The Rosario class was designed in 1858 by Issac Watts, the Director of Naval Construction. They were built of wood, were rated for 11 guns and were built with a full ship rig of sails (this was reduced to a barque rig by about 1869). With a length overall of 160 feet (49 m) and a beam of 30 feet 4 inches (9.25 m), they had a displacement of 913 tonnes. These were the last sloops constructed for the Royal Navy to retain all-wooden construction; their successors, the Amazon class, incorporated iron cross beams.
Rosario was fitted with a Greenock Foundry Company two-cylinder horizontal single-expansion steam engine driving a single screw. With an indicated horsepower of 436 horsepower (325 kW) she was capable of 9.2 knots (17.0 km/h) under steam.
As designed, ships of the class carried a single slide-mounted 40-pounder Armstrong breech-loading gun, six 32-pounder muzzle-loading smooth-bore guns and four pivot-mounted 20-pounder Armstrong breech loaders.
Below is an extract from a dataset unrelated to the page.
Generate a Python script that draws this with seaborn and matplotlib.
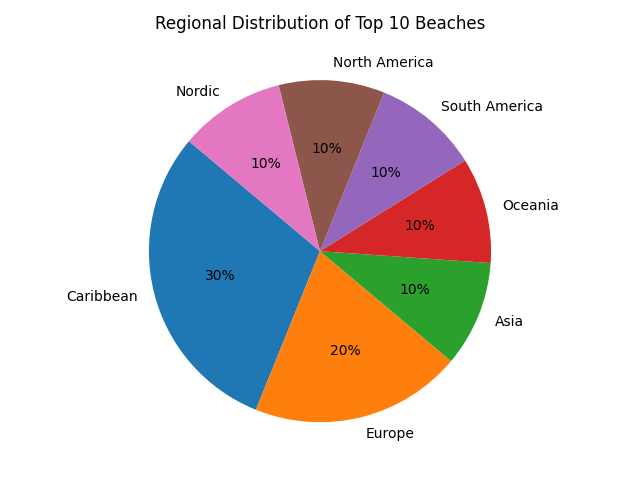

By 1869 the armament had been reduced to a single 7-inch (180 mm) muzzle-loading gun and two 40-pounders.
Rosario was ordered from Deptford Dockyard on 1 April 1857 and laid down on 13 June 1859. She was the first of her class to be launched, on 17 October 1860 and she was commissioned under Commander James Stanley Graham on 20 June 1862
From June to October 1862 she was employed in fishery protection duties in the North Sea. In October, she was transferred to the North America and West Indies Station, and cases of fever and smallpox were recorded in her in 1864 after visits to Kingston, Jamaica and Fort Monroe in Virginia. The strained relationship between the Union and Britain during the American Civil War did not prevent visits to American ports, but ships of the North America Station would also have used Bermuda and the Royal Naval Dockyard, Halifax as bases. The Lyons–Seward Treaty of 1862 allowed for greater co-operation between the US Navy and the Royal Navy in combating slavery, and it is probable that anti-slavery formed part of her employment, particularly in the Caribbean.